Theoretically, the work reopens the design space for system-level scheduling in user space, demonstrating that kernel-level scheduling is not the only locus for high-efficiency, robust scheduling under extreme concurrency. USF's approach is orthogonal—rather than competitive—to OS-level scheduler extensibility frameworks, and offers a deployment model that aligns with the constraints of production systems.
Limitations and Future Directions
While USF and SCHED_COOP substantially advance practical scheduling for oversubscribed concurrent workloads, several technical limitations remain. First, busy-wait barrier detection relies on manual code adaptation; full transparency may require binary or lower-level runtime instrumentation. Second, blocking I/O (e.g., MPI or filesystem) is not currently handled within the USF cooperative semantics, potentially stalling cores. Finally, the shared-memory approach for multi-process coordination imposes minimal security risks that are managed but may be further addressed by kernel-level integration.
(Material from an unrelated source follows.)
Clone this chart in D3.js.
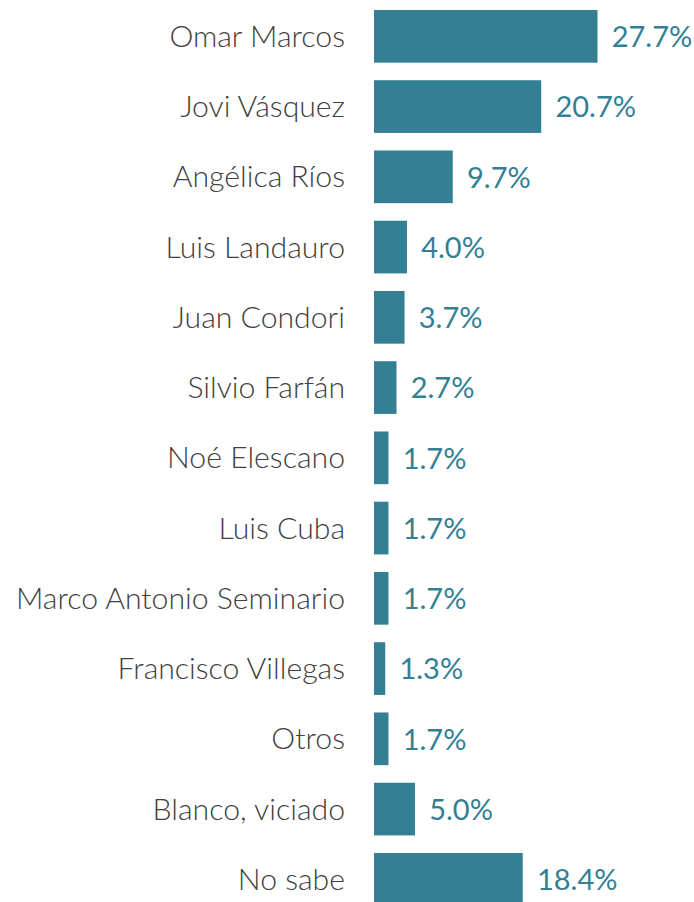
<!DOCTYPE html>
<html><head><meta charset="utf-8">
<script src="https://cdn.jsdelivr.net/npm/d3@7"></script>
<style>html,body{margin:0;padding:0;background:#fff;overflow:hidden}</style>
</head><body>
<svg id="chart" width="694" height="902"></svg>
<script>
const categories = ["Omar Marcos","Jovi Vásquez","Angélica Ríos","Luis Landauro","Juan Condori","Silvio Farfán","Noé Elescano","Luis Cuba","Marco Antonio Seminario","Francisco Villegas","Otros","Blanco, viciado","No sabe"];
const values = [27.7,20.7,9.7,4.0,3.7,2.7,1.7,1.7,1.7,1.3,1.7,5.0,18.4];
const valueLabels = ["27.7%","20.7%","9.7%","4.0%","3.7%","2.7%","1.7%","1.7%","1.7%","1.3%","1.7%","5.0%","18.4%"];

const data = categories.map((c,i)=>({c, v:values[i], l:valueLabels[i]}));
const svg = d3.select("#chart");
const x = d3.scaleLinear().domain([0,30]).range([374, 374+241.2]);
const y = d3.scaleBand().domain(categories).range([1.2, 1.2+13*70.25]).paddingInner(0.25).paddingOuter(0.125);
const font = "Lato, 'Open Sans', sans-serif";

svg.selectAll("rect.bar").data(data).join("rect")
  .attr("class","bar")
  .attr("x", x(0))
  .attr("y", d=>y(d.c))
  .attr("width", d=>x(d.v)-x(0)+0.8)
  .attr("height", y.bandwidth())
  .attr("fill","#337f93");

svg.selectAll("text.name").data(data).join("text")
  .attr("class","name")
  .attr("x", 345)
  .attr("y", d=>y(d.c)+y.bandwidth()/2)
  .attr("dy","0.35em")
  .attr("text-anchor","end")
  .attr("font-family", font)
  .attr("font-weight", 300)
  .attr("font-size", 30.2)
  .attr("fill","#404040")
  .text(d=>d.c);

svg.selectAll("text.val").data(data).join("text")
  .attr("class","val")
  .attr("x", d=>x(d.v)+15)
  .attr("y", d=>y(d.c)+y.bandwidth()/2)
  .attr("dy","0.37em")
  .attr("font-family", font)
  .attr("font-size", 29)
  .attr("fill","#337f93")
  .text(d=>d.l);
</script>
</body></html>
Planned extensions include supporting futex-based synchronization, adding io_uring-powered I/O integration (as in recent asynchronous task-aware I/O systems), and exploring a native in-kernel implementation of SCHED_COOP for further reductions in scheduling latency.
Conclusion
USF and its SCHED_COOP policy provide an extensible, transparent framework for user-space thread and process scheduling in heavily oversubscribed HPC and AI environments. The system unlocks the composition of multiple parallel runtimes and workloads within the same node, achieving up to 2.4x system throughput improvements—and significantly higher in pathological baseline cases—without kernel changes or privileged operations. This paradigm challenges the conventional wisdom of strictly partitioned scheduling domains and offers a concrete, adoptable path toward more efficient, composable, and application-aware parallel execution at scale.
Reference: "Rethinking Thread Scheduling under Oversubscription: A User-Space Framework for Coordinating Multi-runtime and Multi-process Workloads" (2601.20435).